Raya and the Last Dragon tells the story of a once united land called Kumandra, where humans and dragons had long lived together in harmony. However, when a great evil called the Druun threatened the land and all who lived there, the dragons sacrificed themselves to save the humans. 500 years later, the world is fractured into five tribes. Raya (voiced by Kelly Marie Tran) is from Heart, and has been tasked with protecting the Dragon Gem, a powerful orb that keeps the Druun from awakening. That is until a fatal mistake results in the gem breaking and its pieces being stolen, thereby releasing the Druun and plunging the world into darkness and despair once again. Raya must overcome her fears and distrust to reunite all five pieces of the gem to bring peace back to the lands, with help from the last of the dragons, Sisu.
Raya and the Last Dragon is a gorgeous film, with landscapes unique to each of the five lands and bursting with rich colour and texture. Directors Don Hall and Carlos López Estrada give each place the attention, detail and care needed to bring them to life, with equally gorgeous and individual character designs.

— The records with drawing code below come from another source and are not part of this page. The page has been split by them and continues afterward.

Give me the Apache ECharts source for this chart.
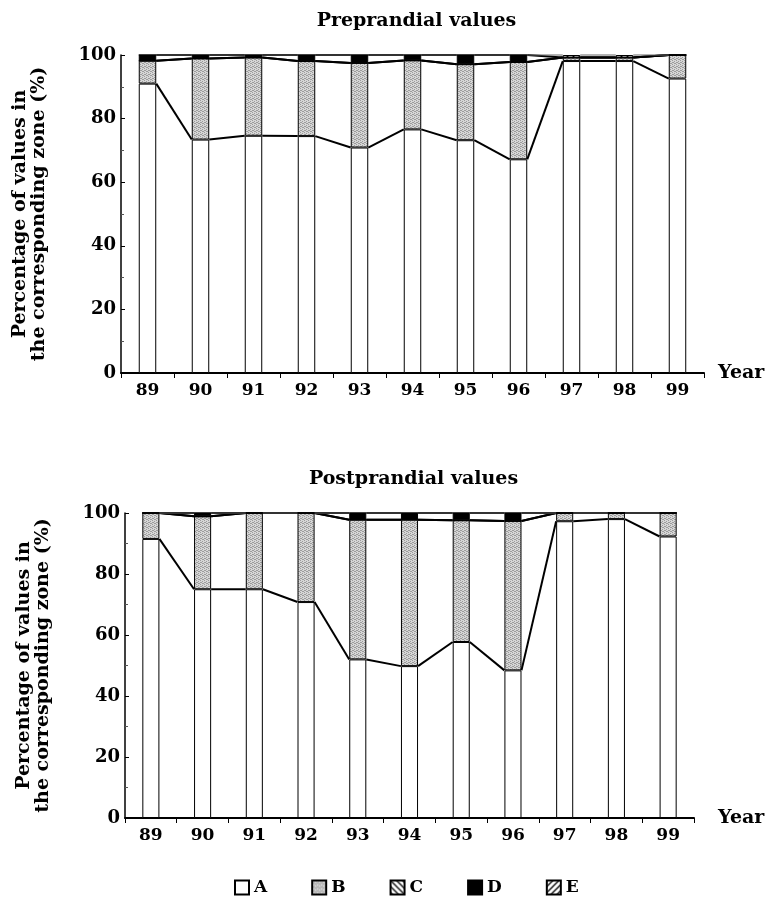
<!DOCTYPE html>
<html lang="en">
<head>
  <meta charset="utf-8">
</head>
<body style="margin: 0; width: 771px; height: 905px">
  <div id="container" style="width: 771px; height: 905px"></div>
  <script type="text/javascript" src="https://cdn.jsdelivr.net/npm/echarts@6/dist/echarts.min.js"></script>
  <script type="text/javascript">

// ---- data (% of values per zone) ----
var years = ['89', '90', '91', '92', '93', '94', '95', '96', '97', '98', '99'];
var zones = ['A', 'B', 'C', 'D', 'E'];

var preA = [91.0, 73.4, 74.6, 74.5, 70.9, 76.6, 73.2, 67.2, 98.1, 98.1, 92.6];
var preB = [7.2, 25.5, 24.6, 23.6, 26.6, 21.7, 23.9, 30.6, 1.1, 1.1, 7.4];
var preC = [0, 0, 0, 0, 0, 0, 0, 0, 0, 0, 0];
var preD = [1.8, 1.1, 0.8, 1.9, 2.5, 1.7, 2.9, 2.2, 0, 0, 0];
var preE = [0, 0, 0, 0, 0, 0, 0, 0, 0.8, 0.8, 0];

var postA = [91.5, 75.0, 75.0, 70.8, 52.0, 49.8, 57.7, 48.4, 97.3, 98.0, 92.3];
var postB = [8.5, 23.9, 25.0, 29.2, 45.8, 48.0, 39.9, 49.0, 2.7, 2.0, 7.7];
var postC = [0, 0, 0, 0, 0, 0, 0, 0, 0, 0, 0];
var postD = [0, 1.1, 0, 0, 2.2, 2.2, 2.4, 2.6, 0, 0, 0];
var postE = [0, 0, 0, 0, 0, 0, 0, 0, 0, 0, 0];

var titles = ['Preprandial values', 'Postprandial values'];
var yName = 'Percentage of values in\nthe corresponding zone (%)';

var dom = document.getElementById('container');
var myChart = echarts.init(dom, null, { renderer: 'canvas' });

var FONT = '"DejaVu Serif", serif';

// fill patterns like the printed figure
function pattern(kind) {
  var c = document.createElement('canvas');
  var n = kind === 'stipple' ? 4 : 6;
  c.width = n; c.height = n;
  var g = c.getContext('2d');
  g.fillStyle = kind === 'stipple' ? '#d6d6d6' : '#ffffff';
  g.fillRect(0, 0, n, n);
  if (kind === 'stipple') {
    g.fillStyle = '#9c9c9c';
    [[0, 0], [2, 1], [1, 2], [3, 3], [2, 3], [0, 2]].forEach(function (p) { g.fillRect(p[0], p[1], 1, 1); });
  } else {
    g.strokeStyle = '#000';
    g.lineWidth = 1.3;
    g.beginPath();
    if (kind === 'back') {
      g.moveTo(0, 0); g.lineTo(n, n);
      g.moveTo(-n, 0); g.lineTo(n, 2 * n);
      g.moveTo(0, -n); g.lineTo(2 * n, n);
    } else {
      g.moveTo(0, n); g.lineTo(n, 0);
      g.moveTo(-n, n); g.lineTo(n, -n);
      g.moveTo(0, 2 * n); g.lineTo(2 * n, 0);
    }
    g.stroke();
  }
  return { image: c, repeat: 'repeat' };
}

var zoneColor = {
  A: '#ffffff',
  B: pattern('stipple'),
  C: pattern('back'),
  D: '#000000',
  E: pattern('fwd')
};

var sets = [
  [preA, preB, preC, preD, preE],
  [postA, postB, postC, postD, postE]
];

// plot boxes taken from the figure
var grids = [
  { left: 121, top: 55, width: 583, height: 318 },
  { left: 125, top: 513, width: 569, height: 305 }
];
var yearGap = [14, 24];

var BAR = 0.33;

// Excel-style series lines joining the stacked boundaries of neighbouring bars
function seriesLines(params, api) {
  var i = api.value(0);
  var hw = api.size([1, 0])[0] * BAR / 2;
  var kids = [];
  for (var k = 0; k < 5; k++) {
    var p1 = api.coord([i, api.value(1 + k)]);
    var p2 = api.coord([i + 1, api.value(6 + k)]);
    kids.push({
      type: 'line',
      shape: { x1: p1[0] + hw, y1: p1[1], x2: p2[0] - hw, y2: p2[1] },
      style: { stroke: k === 4 ? '#666' : '#000', lineWidth: k === 4 ? 1 : 2 }
    });
  }
  return { type: 'group', children: kids };
}

var series = [];
var xAxes = [];
var yAxes = [];
var graphics = [];

sets.forEach(function (set, g) {
  set.forEach(function (vals, z) {
    series.push({
      name: zones[z],
      type: 'bar',
      stack: 'total' + g,
      xAxisIndex: g,
      yAxisIndex: g,
      barWidth: '33%',
      data: vals,
      itemStyle: { color: zoneColor[zones[z]], borderColor: '#000', borderWidth: 1 },
      emphasis: { disabled: true }
    });
  });

  // cumulative boundaries per year
  var cum = years.map(function (y, i) {
    var s = 0;
    return set.map(function (vals) { s += vals[i]; return s; });
  });
  var lineData = [];
  for (var i = 0; i < years.length - 1; i++) {
    lineData.push([i].concat(cum[i], cum[i + 1]));
  }
  series.push({
    type: 'custom',
    xAxisIndex: g,
    yAxisIndex: g,
    renderItem: seriesLines,
    data: lineData,
    encode: { x: 0, y: 1 },
    z: 5,
    silent: true
  });

  xAxes.push({
    type: 'category',
    gridIndex: g,
    data: years,
    name: 'Year',
    nameLocation: 'end',
    nameGap: yearGap[g],
    nameTextStyle: { fontFamily: FONT, fontWeight: 'bold', fontSize: 19, color: '#000', verticalAlign: 'middle' },
    axisLine: { lineStyle: { color: '#000', width: 2 } },
    axisTick: { show: true, length: 5, lineStyle: { color: '#000' } },
    axisLabel: { fontFamily: FONT, fontWeight: 'bold', fontSize: 17, color: '#000', margin: 9 },
    splitLine: { show: false }
  });

  yAxes.push({
    type: 'value',
    gridIndex: g,
    min: 0,
    max: 100,
    interval: 20,
    name: yName,
    nameLocation: 'middle',
    nameGap: 72,
    nameTextStyle: { fontFamily: FONT, fontWeight: 'bold', fontSize: 19, color: '#000', lineHeight: 19 },
    axisLine: { show: true, lineStyle: { color: '#000', width: 1.5 } },
    axisTick: { show: true, inside: true, length: 4, lineStyle: { color: '#000' } },
    minorTick: { show: true, splitNumber: 2, length: 3, lineStyle: { color: '#555' } },
    axisLabel: { fontFamily: FONT, fontWeight: 'bold', fontSize: 18, color: '#000', margin: 5 },
    splitLine: { show: false }
  });

  graphics.push({
    type: 'text',
    x: grids[g].left + grids[g].width / 2 + 4,
    y: grids[g].top - 34,
    style: {
      text: titles[g],
      font: 'bold 19px ' + FONT,
      fill: '#000',
      textAlign: 'center',
      textVerticalAlign: 'middle'
    }
  });
});

var option = {
  backgroundColor: '#fff',
  animation: false,
  grid: grids,
  xAxis: xAxes,
  yAxis: yAxes,
  graphic: graphics,
  legend: {
    data: zones,
    left: 229,
    top: 874,
    icon: 'rect',
    itemWidth: 14,
    itemHeight: 14,
    itemGap: 44,
    selectedMode: false,
    textStyle: { fontFamily: FONT, fontWeight: 'bold', fontSize: 17, color: '#000' }
  },
  series: series
};

myChart.setOption(option);
window.addEventListener('resize', myChart.resize);

  </script>
</body>
</html>
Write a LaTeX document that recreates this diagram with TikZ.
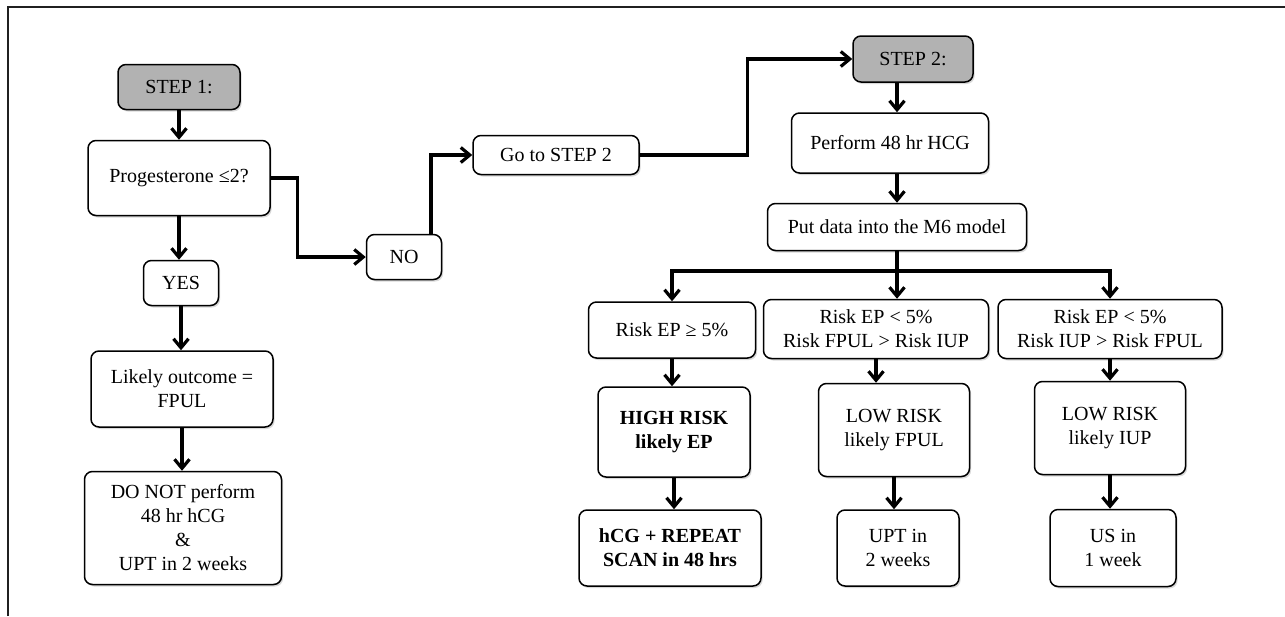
\documentclass[tikz,border=0pt]{standalone}
\usepackage{fontspec}
\setmainfont{Liberation Serif}
\usetikzlibrary{arrows.meta,shadows}
\begin{document}
\begin{tikzpicture}[x=0.5pt, y=-0.5pt,
    box/.style={draw, line width=0.75pt, rounded corners=4pt, fill=white,
      align=center, inner sep=0pt, font=\fontsize{10}{12}\selectfont,
      drop shadow={shadow xshift=0.8pt, shadow yshift=-1pt, opacity=0.3}},
    stepbox/.style={box, fill=gray!60},
    arrow/.style={line width=1.6pt, -{Straight Barb[length=4.5pt, width=7.5pt]}},
    link/.style={line width=1.6pt}]
  \useasboundingbox (0,0) rectangle (1285,616);
  \draw[line width=1pt, gray!25!black] (8,616) -- (8,7) -- (1285,7);

  \node[stepbox, minimum width=61pt, minimum height=22.5pt] (step1) at (179,87) {STEP 1:};
  \node[box, minimum width=91pt, minimum height=37.5pt] (prog) at (179,178) {Progesterone ≤2?};
  \node[box, minimum width=37.5pt, minimum height=22.5pt] (yes) at (181,283) {YES};
  \node[box, minimum width=91pt, minimum height=38pt] (likely) at (182,389) {Likely outcome =\\FPUL};
  \node[box, minimum width=98.5pt, minimum height=56.5pt] (donot) at (183,528)
    {DO NOT perform\\48 hr hCG\\\&\\UPT in 2 weeks};
  \node[box, minimum width=37.5pt, minimum height=22.5pt] (no) at (404,257) {NO};
  \node[box, minimum width=83pt, minimum height=19.5pt] (go) at (556,155) {Go to STEP 2};

  \node[stepbox, minimum width=60pt, minimum height=23pt] (step2) at (913,59) {STEP 2:};
  \node[box, minimum width=98.5pt, minimum height=30pt] (perform) at (890,143) {Perform 48 hr HCG};
  \node[box, minimum width=129.5pt, minimum height=23.5pt] (put) at (897,227) {Put data into the M6 model};

  \node[box, minimum width=83.5pt, minimum height=28pt] (risk0) at (672,330) {Risk EP ≥ 5\%};
  \node[box, minimum width=112.5pt, minimum height=29.5pt] (risk1) at (876,329)
    {Risk EP < 5\%\\Risk FPUL > Risk IUP};
  \node[box, minimum width=112pt, minimum height=29.5pt] (risk2) at (1110,329)
    {Risk EP < 5\%\\Risk IUP > Risk FPUL};

  \node[box, minimum width=76pt, minimum height=45pt] (class0) at (674,432) {\bfseries HIGH RISK\\\bfseries likely EP};
  \node[box, minimum width=75.5pt, minimum height=46.5pt] (class1) at (894,430) {LOW RISK\\likely FPUL};
  \node[box, minimum width=75.5pt, minimum height=46.5pt] (class2) at (1110,428) {LOW RISK\\likely IUP};

  \node[box, minimum width=91pt, minimum height=38pt] (plan0) at (670,548)
    {\bfseries hCG + REPEAT\\\bfseries SCAN in 48 hrs};
  \node[box, minimum width=61pt, minimum height=38pt] (plan1) at (898,548) {UPT in\\2 weeks};
  \node[box, minimum width=63pt, minimum height=38.5pt] (plan2) at (1113,548) {US in\\1 week};

  \foreach \a/\b in {step1/prog, prog/yes, yes/likely, likely/donot}
  {
    \draw[arrow] (\a.south) -- (\a.south |- \b.north);
  }

  \draw[arrow] (prog.east) -- ++(27,0) |- (no.west);
  \draw[arrow] ([xshift=13.5pt]no.north) |- (go.west);
  \draw[arrow] (go.east) -- ++(108,0) |- (step2.west);

  \draw[arrow] (step2.south -| put) -- (perform.north -| put);
  \draw[arrow] (perform.south -| put) -- (put.north);

  \coordinate (fork) at (897,271);
  \draw[link] (put.south) -- (fork);
  \draw[arrow] (fork) -| (risk0.north);
  \draw[arrow] (fork) -- (fork |- risk1.north);
  \draw[arrow] (fork) -| (risk2.north);

  \foreach \i in {0, 1, 2}
  {
    \draw[arrow] (risk\i.south) -- (risk\i.south |- class\i.north);
    \draw[arrow] (class\i.south) -- (class\i.south |- plan\i.north);
  }
\end{tikzpicture}
\end{document}
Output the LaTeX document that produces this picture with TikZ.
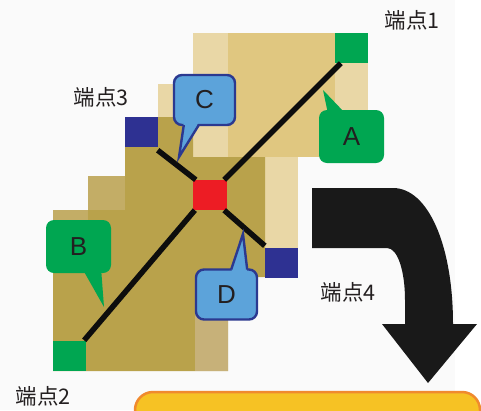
\documentclass[tikz,border=0pt]{standalone}
\usepackage{fontspec}
\setmainfont{Liberation Sans}
\newfontfamily\cjk{Noto Sans CJK SC}
\usetikzlibrary{calc}
\definecolor{bgc}{HTML}{FAFAFA}
\definecolor{tanlight}{HTML}{E9D7A6}
\definecolor{tanmain}{HTML}{E0C780}
\definecolor{tandark}{HTML}{B9A24B}
\definecolor{tanstep}{HTML}{C3AD66}
\definecolor{tanlow}{HTML}{C7B179}
\definecolor{gr}{HTML}{00A651}
\definecolor{bl}{HTML}{2E3192}
\definecolor{rd}{HTML}{ED1C24}
\definecolor{cfill}{HTML}{5CA3DA}
\definecolor{cborder}{HTML}{2B3990}
\definecolor{ylw}{HTML}{F6C224}
\definecolor{org}{HTML}{F08A2E}
\definecolor{txt}{HTML}{231F20}
\begin{document}
\begin{tikzpicture}[x=1pt,y=-1pt,
  sq/.style={minimum width=33pt,minimum height=30pt,inner sep=0pt,draw=none},
  link/.style={line width=5.5pt,black!95},
  label/.style={font=\cjk\fontsize{21.5}{24}\selectfont,text=txt,inner sep=0pt},
  gcall/.style={fill=gr,rounded corners=8pt,minimum width=65pt,minimum height=53pt,inner sep=0pt,font=\fontsize{26}{30}\selectfont,text=txt},
  bcall/.style={fill=cfill,draw=cborder,line width=2.4pt,rounded corners=8pt,minimum width=61pt,minimum height=50pt,inner sep=0pt,font=\fontsize{26}{30}\selectfont,text=txt},
  gptr/.style={fill=gr},
  bptr/.style={fill=cfill,draw=cborder,line width=2.4pt,line join=miter}
]
\useasboundingbox (0,0) rectangle (481,410);
\fill[bgc] (0,0) rectangle (455,410);
\fill[white] (455,0) rectangle (481,410);

% tan blocks
\fill[tanmain] (193,33) rectangle (335,157);
\fill[tanlight] (193,33) rectangle (228,157);
\fill[tanlight] (335,63) rectangle (368,157);
\fill[tanlight] (158,84) rectangle (193,117);
\fill[tanlight] (265,157) rectangle (298,248);
\fill[tandark] (125,117) -- (193,117) -- (193,157) -- (265,157) -- (265,277) -- (228,277)
  -- (228,371) -- (53,371) -- (53,210) -- (88,210) -- (88,176) -- (125,176) -- cycle;
\fill[tanstep] (88,176) rectangle (125,210);
\fill[tanstep] (53,210) rectangle (88,222);
\fill[tanlow] (195,277) rectangle (228,371);

% endpoints
\node[sq,fill=gr] (e1) at (351.5,48) {};
\node[sq,fill=gr] (e2) at (69.5,355.5) {};
\node[sq,fill=bl] (e3) at (141,132) {};
\node[sq,fill=bl] (e4) at (281.5,263) {};
\node[sq,fill=rd,minimum width=34pt] (ctr) at (210,195) {};

% links
\draw[link] ([xshift=6pt]e1.south west) -- ([xshift=-3pt]ctr.north east);
\draw[link] ([xshift=2pt]ctr.south west) -- ([xshift=-2pt]e2.north east);
\draw[link] ([yshift=-3pt]e3.south east) -- ([xshift=3pt]ctr.north west);
\draw[link] ([xshift=-3pt]ctr.south east) -- ([yshift=2pt]e4.north west);

% labels
\node[label] (l1) at (412,20) {端点1};
\node[label] (l2) at (43,396) {端点2};
\node[label] (l3) at (101,97) {端点3};
\node[label] (l4) at (348,292) {端点4};

% callouts
\node[gcall] (cA) at (351.5,136.5) {A};
\coordinate (tA) at (323,90);
\fill[gptr] ($(cA.north west)+(9,3)$) -- (tA) -- ($(cA.north west)+(26,3)$) -- cycle;

\node[gcall] (cB) at (78.5,246.5) {B};
\coordinate (tB) at (104,307);
\fill[gptr] ($(cB.south east)+(-28,-3)$) -- (tB) -- ($(cB.south east)+(-10,-3)$) -- cycle;

\node[bcall] (cC) at (204.5,100) {C};
\coordinate (tC) at (179,157);
\fill[cfill] ($(cC.south west)+(11,-4)$) -- (tC) -- ($(cC.south west)+(26,-4)$) -- cycle;
\draw[bptr] ($(cC.south west)+(11,-1.2)$) -- (tC) -- ($(cC.south west)+(26,-1.2)$);

\node[bcall] (cD) at (226.5,294.5) {D};
\coordinate (tD) at (243,234);
\fill[cfill] ($(cD.north east)+(-27,4)$) -- (tD) -- ($(cD.north east)+(-11,4)$) -- cycle;
\draw[bptr] ($(cD.north east)+(-27,1.2)$) -- (tD) -- ($(cD.north east)+(-11,1.2)$);

% big curved arrow
\fill[black!90] (312,188) -- (393,188) .. controls (428,188) and (453,245) .. (453,324)
  -- (477,324) -- (428,383) -- (382,324) -- (405,324) -- (405,300)
  .. controls (405,272) and (398,248) .. (387,248) -- (312,248) -- cycle;

% yellow box
\draw[fill=ylw,draw=org,line width=2.5pt,rounded corners=18pt] (135,392) rectangle (480,450);
\end{tikzpicture}
\end{document}
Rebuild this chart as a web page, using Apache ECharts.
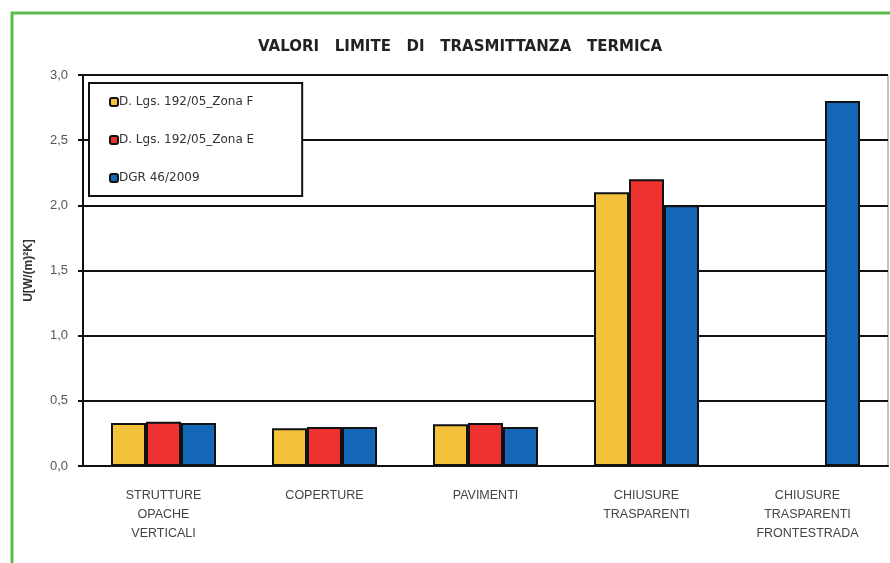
<!DOCTYPE html>
<html>
<head>
<meta charset="utf-8">
<script src="https://cdn.jsdelivr.net/npm/echarts@6/dist/echarts.min.js"></script>
<style>
  html, body { margin: 0; padding: 0; background: #fff; }
  #chart { width: 890px; height: 563px; }
</style>
</head>
<body>
<div id="chart"></div>
<script>
// categorie e valori
const categories = [
  'STRUTTURE\nOPACHE\nVERTICALI',
  'COPERTURE',
  'PAVIMENTI',
  'CHIUSURE\nTRASPARENTI',
  'CHIUSURE\nTRASPARENTI\nFRONTESTRADA'
]
const zonaF = [0.33, 0.29, 0.32, 2.1, 0]
const zonaE = [0.34, 0.30, 0.33, 2.2, 0]
const dgr = [0.33, 0.30, 0.30, 2.0, 2.8]
const seriesNames = ['D. Lgs. 192/05_Zona F', 'D. Lgs. 192/05_Zona E', 'DGR 46/2009']
const colors = ['#F4C13A', '#EE3230', '#1467B6']

const chart = echarts.init(document.getElementById('chart'))

const makeBar = (name, data, color) => {
  return {
    name: name,
    type: 'bar',
    data: data,
    barWidth: 35,
    barGap: '0%',
    itemStyle: {
      color: color,
      borderColor: '#111',
      borderWidth: 2
    }
  }
}

const option = {
  animation: false,
  title: {
    text: 'VALORI   LIMITE   DI   TRASMITTANZA   TERMICA',
    left: 253,
    top: 35,
    textStyle: {
      fontFamily: 'DejaVu Sans',
      fontSize: 15,
      fontWeight: 'bold',
      color: '#222'
    }
  },
  legend: {
    orient: 'vertical',
    left: 89,
    top: 83,
    padding: [13, 48, 12, 20],
    itemGap: 26,
    itemWidth: 8,
    itemHeight: 8,
    backgroundColor: '#fff',
    borderColor: '#111',
    borderWidth: 2,
    borderRadius: 0,
    textStyle: {
      fontFamily: 'DejaVu Sans',
      fontSize: 12,
      color: '#333',
      padding: [0, 0, 0, -4]
    },
    data: seriesNames
  },
  grid: {
    left: 83,
    top: 75,
    right: 2,
    bottom: 97,
    show: true,
    borderColor: '#888',
    borderWidth: 1
  },
  xAxis: {
    type: 'category',
    data: categories,
    axisLine: { lineStyle: { color: '#111', width: 2 } },
    axisTick: { length: 5, lineStyle: { color: '#111', width: 2 } },
    axisLabel: {
      margin: 20,
      fontFamily: 'Liberation Sans',
      fontSize: 12.5,
      lineHeight: 19,
      color: '#444'
    }
  },
  yAxis: {
    type: 'value',
    min: 0,
    max: 3,
    interval: 0.5,
    name: 'U[W/(m)²K]',
    nameLocation: 'middle',
    nameGap: 48,
    nameTextStyle: {
      fontFamily: 'Liberation Sans',
      fontSize: 12,
      fontWeight: 'bold',
      color: '#333'
    },
    axisLine: { show: true, lineStyle: { color: '#111', width: 2 } },
    axisTick: { show: true, length: 5, lineStyle: { color: '#111', width: 2 } },
    splitLine: { lineStyle: { color: '#111', width: 2 } },
    axisLabel: {
      margin: 15,
      fontFamily: 'Liberation Sans',
      fontSize: 13,
      color: '#555',
      formatter: (v) => v.toFixed(1).replace('.', ',')
    }
  },
  graphic: [
    {
      type: 'rect',
      shape: { x: 12, y: 13, width: 900, height: 600 },
      style: { fill: 'none', stroke: '#5DBB4C', lineWidth: 3 },
      silent: true
    }
  ],
  series: [
    makeBar(seriesNames[0], zonaF, colors[0]),
    makeBar(seriesNames[1], zonaE, colors[1]),
    makeBar(seriesNames[2], dgr, colors[2])
  ]
}

chart.setOption(option)
</script>
</body>
</html>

This film explores how trust (in oneself, and in each other) is the key to overcoming so many issues, and as such introduces the audience to a brilliant cast of engaging, sympathetic characters: Boun (Izaac Wang), an orphaned shrimp congee chef; Tong (Benedict Wong), the only survivor amongst his warrior brethren; Noi, the con-baby (Thalia Tran) and her monkey friends, as well as Namaari, princess of Fang (Gemma Chan), and the dragon Sisu herself (Awkwafina). By bringing together these characters that are so different and highlighting the power of their shared pain, strong relationships are formed in striving for a common goal.
Screenwriters Adele Lim and Qui Nyugen clearly wanted to tell a story that carries particular contemporary significance, that trust and empathy is the only way to achieve prosperity. That distrust and individual wants can only lead to destruction. This is played out at every level of the story, both in individual character arcs and in the overarching narrative.
A powerful scene comes towards the end of the movie where Raya, whose decisions and interactions had long been shaped by her distrust in others, “takes the first step” and learns to depend on someone else. It is a poignant moment after everything that has happened, and one which truly encapsulates the film (and Sisu)’s message. Raya and the Last Dragon also features a longer runtime than a typical animated film, which works well to allow sufficient time to be spent on the many characters and narrative threads.
Some criticism has been levelled at Raya and the Last Dragon’s melding of numerous South-east Asian cultures. In the context of Hollywood’s history of representing the Asian continent as one large, homogenous stereotype, this distillation of so many nations’ cultures into one rings a warning bell.
It is important to recognise these criticisms, especially in a time when people of Asian descent are victim to rising levels of hate crimes.
However, Raya and the Last Dragon is different in that the cast and crew are members of the communities that are represented, as opposed to the all-too frequent whitewashing of Asian heritage in entertainment. Care and cultural awareness is demonstrated in the creation of such moments as when General Benja (Daniel Dae Kim), Raya’s father, seeks to heal their fractured world through preparing and sharing food.
Raya and the Last Dragon is a story of adventure, of trust and community. With excellent artistic direction, a wonderful cast playing an eclectic group of well-rounded characters, and a superb soundtrack, it is a brilliant showcase of Disney working to better amplify diverse voices and tell new stories.
Raya and the Last Dragon is out now on Disney+.